**Entries with chart source code:**

[start]

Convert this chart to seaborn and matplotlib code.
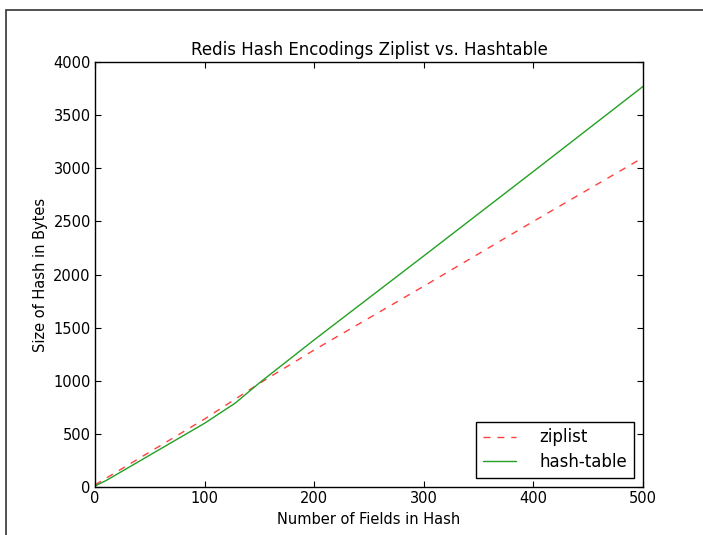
import matplotlib
matplotlib.use("Agg")
import matplotlib.pyplot as plt
import seaborn as sns
import pandas as pd
from matplotlib.patches import Rectangle

fields_zip = [0, 50, 100, 150, 200, 300, 400, 500]
size_zip = [20, 330, 640, 975, 1290, 1890, 2500, 3100]
fields_hash = [0, 10, 50, 100, 128, 150, 200, 250, 300, 400, 500]
size_hash = [10, 60, 300, 600, 790, 980, 1385, 1780, 2175, 2970, 3770]

df = pd.concat([
    pd.DataFrame({"fields": fields_zip, "size": size_zip, "enc": "ziplist"}),
    pd.DataFrame({"fields": fields_hash, "size": size_hash, "enc": "hash-table"}),
])

sns.set_style("ticks", {"xtick.direction": "in", "ytick.direction": "in",
                        "axes.edgecolor": "black", "text.color": "black",
                        "axes.labelcolor": "black", "xtick.color": "black",
                        "ytick.color": "black"})
plt.rcParams["font.family"] = ["DejaVu Sans"]

fig = plt.figure(figsize=(7.03, 5.35), dpi=100)
ax = fig.add_axes([95/703, 1-487/535, (643-95)/703, (487-62)/535])

sns.lineplot(data=df, x="fields", y="size", hue="enc", style="enc",
             palette={"ziplist": "#ff4040", "hash-table": "#22a022"},
             dashes={"ziplist": (5, 5), "hash-table": ""},
             linewidth=1.0, ax=ax)

ax.set_xlim(0, 500)
ax.set_ylim(0, 4000)
ax.set_xticks([0, 100, 200, 300, 400, 500])
ax.set_yticks(range(0, 4001, 500))
ax.tick_params(axis="both", which="both", top=True, right=True, length=4,
               labelsize=10.5, width=0.8, pad=3, colors="black")
for s in ax.spines.values():
    s.set_linewidth(1.0)
    s.set_visible(True)
ax.set_title("Redis Hash Encodings Ziplist vs. Hashtable", fontsize=12, pad=5,
             color="black")
ax.set_xlabel("Number of Fields in Hash", fontsize=10.5, color="black")
ax.set_ylabel("Size of Hash in Bytes", fontsize=10.5, color="black")

handles, labels = ax.get_legend_handles_labels()
leg = ax.legend(handles, labels, loc="lower right", fontsize=12, frameon=True,
                fancybox=False, edgecolor="black", framealpha=1,
                borderaxespad=0.55, handlelength=2.0, handletextpad=1.4,
                borderpad=0.4, labelspacing=0.4)
leg.get_frame().set_linewidth(1.0)
for t in leg.get_texts():
    t.set_color("black")

fig.patches.append(Rectangle((6/703, -0.2), 2, 1.2 - 10/535, transform=fig.transFigure,
                             fill=False, edgecolor="#333333", linewidth=1.2))

fig.savefig("out.png", dpi=100)
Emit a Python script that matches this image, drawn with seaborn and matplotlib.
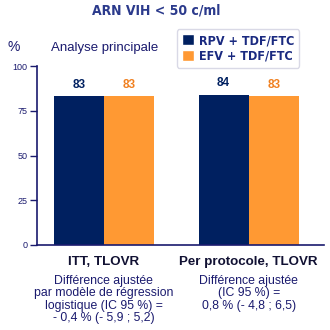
import matplotlib
matplotlib.use("Agg")
import matplotlib.pyplot as plt
import seaborn as sns
import pandas as pd
from matplotlib.patches import Patch
from matplotlib.font_manager import FontProperties

categories = ["ITT, TLOVR", "Per protocole, TLOVR"]
series = ["RPV + TDF/FTC", "EFV + TDF/FTC"]
rpv_values = [83, 84]
efv_values = [83, 83]
notes = ["Différence ajustée\npar modèle de régression\nlogistique (IC 95 %) =\n- 0,4 % (- 5,9 ; 5,2)",
         "Différence ajustée\n(IC 95 %) =\n0,8 % (- 4,8 ; 6,5)"]
yticks = [0, 25, 50, 75, 100]

navy = "#002060"
orange = "#FF9933"
txt = "#1a1a6e"

sns.set_theme(style="white")
plt.rcParams['font.family'] = ['Liberation Sans', 'DejaVu Sans']

df = pd.DataFrame({
    "cat": categories * 2,
    "serie": [series[0]] * 2 + [series[1]] * 2,
    "val": rpv_values + efv_values,
})

fig = plt.figure(figsize=(3.3, 3.3), dpi=100)
ax = fig.add_axes([37/330, 1-245/330, (324-37)/330, (245-66)/330])
sns.barplot(data=df, x="cat", y="val", hue="serie", palette=[navy, orange],
            width=0.69, ax=ax, saturation=1, legend=False, edgecolor="none")
ax.set_xlim(-0.46, 1.52)
ax.set_ylim(0, 100)
ax.set_yticks(yticks)
ax.set_yticklabels([str(t) for t in yticks], fontsize=6.5, color=txt)
ax.tick_params(axis="y", length=5, width=1, color=txt, pad=2, left=True)
ax.tick_params(axis="x", length=0, bottom=False)
ax.set_xticks([])
ax.set_xlabel("")
ax.set_ylabel("")
for s in ["top", "right"]:
    ax.spines[s].set_visible(False)
for s in ["left", "bottom"]:
    ax.spines[s].set_color(txt)
    ax.spines[s].set_linewidth(1.2)

# value labels
for i, cont in enumerate(ax.containers):
    col = navy if i == 0 else "#F08020"
    for bar, v in zip(cont, [rpv_values, efv_values][i]):
        ax.text(bar.get_x() + bar.get_width()/2, v + 3, str(v), ha="center",
                va="bottom", fontsize=8.5, fontweight="bold", color=col)

# category labels and notes
for i, (c, n) in enumerate(zip(categories, notes)):
    ax.text(i, -6, c, ha="center", va="top", fontsize=9.6, fontweight="bold",
            color="#111133", transform=ax.transData, clip_on=False)
    ax.text(i, -16.5, n, ha="center", va="top", fontsize=8.8, color=txt,
            linespacing=1.07, transform=ax.transData, clip_on=False)

title_fp = FontProperties(family="DejaVu Sans", weight="bold", stretch="condensed", size=10)
fig.text(156/330, 1-11/330, "ARN VIH < 50 c/ml", ha="center", va="center",
         fontproperties=title_fp, color="#2b3a8c")
fig.text(14/330, 1-47/330, "%", ha="center", va="center", fontsize=10, color=txt)
fig.text(51/330, 1-48/330, "Analyse principale", ha="left", va="center",
         fontsize=9.5, color=txt)

handles = [Patch(facecolor=navy, label=series[0]), Patch(facecolor=orange, label=series[1])]
leg_fp = FontProperties(family="DejaVu Sans", weight="bold", stretch="condensed", size=9)
leg = fig.legend(handles=handles, loc="upper right", bbox_to_anchor=(299/330, 1-29/330),
                 frameon=True, fancybox=True, handlelength=1.0,
                 handleheight=1.0, handletextpad=0.35, borderpad=0.4, labelspacing=0.2,
                 borderaxespad=0, prop=leg_fp, labelcolor="#1a2a80")
leg.get_frame().set_edgecolor("#d0d0e0")
leg.get_frame().set_linewidth(1)

fig.savefig("out.png", dpi=100)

[end]

**Exercise requirements:** Pictures are to be left out; all else in the entries above is to be quoted exactly.

**The answer:**
Convert this chart to seaborn and matplotlib code.
import matplotlib
matplotlib.use("Agg")
import matplotlib.pyplot as plt
import seaborn as sns
import pandas as pd
from matplotlib.patches import Rectangle

fields_zip = [0, 50, 100, 150, 200, 300, 400, 500]
size_zip = [20, 330, 640, 975, 1290, 1890, 2500, 3100]
fields_hash = [0, 10, 50, 100, 128, 150, 200, 250, 300, 400, 500]
size_hash = [10, 60, 300, 600, 790, 980, 1385, 1780, 2175, 2970, 3770]

df = pd.concat([
    pd.DataFrame({"fields": fields_zip, "size": size_zip, "enc": "ziplist"}),
    pd.DataFrame({"fields": fields_hash, "size": size_hash, "enc": "hash-table"}),
])

sns.set_style("ticks", {"xtick.direction": "in", "ytick.direction": "in",
                        "axes.edgecolor": "black", "text.color": "black",
                        "axes.labelcolor": "black", "xtick.color": "black",
                        "ytick.color": "black"})
plt.rcParams["font.family"] = ["DejaVu Sans"]

fig = plt.figure(figsize=(7.03, 5.35), dpi=100)
ax = fig.add_axes([95/703, 1-487/535, (643-95)/703, (487-62)/535])

sns.lineplot(data=df, x="fields", y="size", hue="enc", style="enc",
             palette={"ziplist": "#ff4040", "hash-table": "#22a022"},
             dashes={"ziplist": (5, 5), "hash-table": ""},
             linewidth=1.0, ax=ax)

ax.set_xlim(0, 500)
ax.set_ylim(0, 4000)
ax.set_xticks([0, 100, 200, 300, 400, 500])
ax.set_yticks(range(0, 4001, 500))
ax.tick_params(axis="both", which="both", top=True, right=True, length=4,
               labelsize=10.5, width=0.8, pad=3, colors="black")
for s in ax.spines.values():
    s.set_linewidth(1.0)
    s.set_visible(True)
ax.set_title("Redis Hash Encodings Ziplist vs. Hashtable", fontsize=12, pad=5,
             color="black")
ax.set_xlabel("Number of Fields in Hash", fontsize=10.5, color="black")
ax.set_ylabel("Size of Hash in Bytes", fontsize=10.5, color="black")

handles, labels = ax.get_legend_handles_labels()
leg = ax.legend(handles, labels, loc="lower right", fontsize=12, frameon=True,
                fancybox=False, edgecolor="black", framealpha=1,
                borderaxespad=0.55, handlelength=2.0, handletextpad=1.4,
                borderpad=0.4, labelspacing=0.4)
leg.get_frame().set_linewidth(1.0)
for t in leg.get_texts():
    t.set_color("black")

fig.patches.append(Rectangle((6/703, -0.2), 2, 1.2 - 10/535, transform=fig.transFigure,
                             fill=False, edgecolor="#333333", linewidth=1.2))

fig.savefig("out.png", dpi=100)
Emit a Python script that matches this image, drawn with seaborn and matplotlib.
import matplotlib
matplotlib.use("Agg")
import matplotlib.pyplot as plt
import seaborn as sns
import pandas as pd
from matplotlib.patches import Patch
from matplotlib.font_manager import FontProperties

categories = ["ITT, TLOVR", "Per protocole, TLOVR"]
series = ["RPV + TDF/FTC", "EFV + TDF/FTC"]
rpv_values = [83, 84]
efv_values = [83, 83]
notes = ["Différence ajustée\npar modèle de régression\nlogistique (IC 95 %) =\n- 0,4 % (- 5,9 ; 5,2)",
         "Différence ajustée\n(IC 95 %) =\n0,8 % (- 4,8 ; 6,5)"]
yticks = [0, 25, 50, 75, 100]

navy = "#002060"
orange = "#FF9933"
txt = "#1a1a6e"

sns.set_theme(style="white")
plt.rcParams['font.family'] = ['Liberation Sans', 'DejaVu Sans']

df = pd.DataFrame({
    "cat": categories * 2,
    "serie": [series[0]] * 2 + [series[1]] * 2,
    "val": rpv_values + efv_values,
})

fig = plt.figure(figsize=(3.3, 3.3), dpi=100)
ax = fig.add_axes([37/330, 1-245/330, (324-37)/330, (245-66)/330])
sns.barplot(data=df, x="cat", y="val", hue="serie", palette=[navy, orange],
            width=0.69, ax=ax, saturation=1, legend=False, edgecolor="none")
ax.set_xlim(-0.46, 1.52)
ax.set_ylim(0, 100)
ax.set_yticks(yticks)
ax.set_yticklabels([str(t) for t in yticks], fontsize=6.5, color=txt)
ax.tick_params(axis="y", length=5, width=1, color=txt, pad=2, left=True)
ax.tick_params(axis="x", length=0, bottom=False)
ax.set_xticks([])
ax.set_xlabel("")
ax.set_ylabel("")
for s in ["top", "right"]:
    ax.spines[s].set_visible(False)
for s in ["left", "bottom"]:
    ax.spines[s].set_color(txt)
    ax.spines[s].set_linewidth(1.2)

# value labels
for i, cont in enumerate(ax.containers):
    col = navy if i == 0 else "#F08020"
    for bar, v in zip(cont, [rpv_values, efv_values][i]):
        ax.text(bar.get_x() + bar.get_width()/2, v + 3, str(v), ha="center",
                va="bottom", fontsize=8.5, fontweight="bold", color=col)

# category labels and notes
for i, (c, n) in enumerate(zip(categories, notes)):
    ax.text(i, -6, c, ha="center", va="top", fontsize=9.6, fontweight="bold",
            color="#111133", transform=ax.transData, clip_on=False)
    ax.text(i, -16.5, n, ha="center", va="top", fontsize=8.8, color=txt,
            linespacing=1.07, transform=ax.transData, clip_on=False)

title_fp = FontProperties(family="DejaVu Sans", weight="bold", stretch="condensed", size=10)
fig.text(156/330, 1-11/330, "ARN VIH < 50 c/ml", ha="center", va="center",
         fontproperties=title_fp, color="#2b3a8c")
fig.text(14/330, 1-47/330, "%", ha="center", va="center", fontsize=10, color=txt)
fig.text(51/330, 1-48/330, "Analyse principale", ha="left", va="center",
         fontsize=9.5, color=txt)

handles = [Patch(facecolor=navy, label=series[0]), Patch(facecolor=orange, label=series[1])]
leg_fp = FontProperties(family="DejaVu Sans", weight="bold", stretch="condensed", size=9)
leg = fig.legend(handles=handles, loc="upper right", bbox_to_anchor=(299/330, 1-29/330),
                 frameon=True, fancybox=True, handlelength=1.0,
                 handleheight=1.0, handletextpad=0.35, borderpad=0.4, labelspacing=0.2,
                 borderaxespad=0, prop=leg_fp, labelcolor="#1a2a80")
leg.get_frame().set_edgecolor("#d0d0e0")
leg.get_frame().set_linewidth(1)

fig.savefig("out.png", dpi=100)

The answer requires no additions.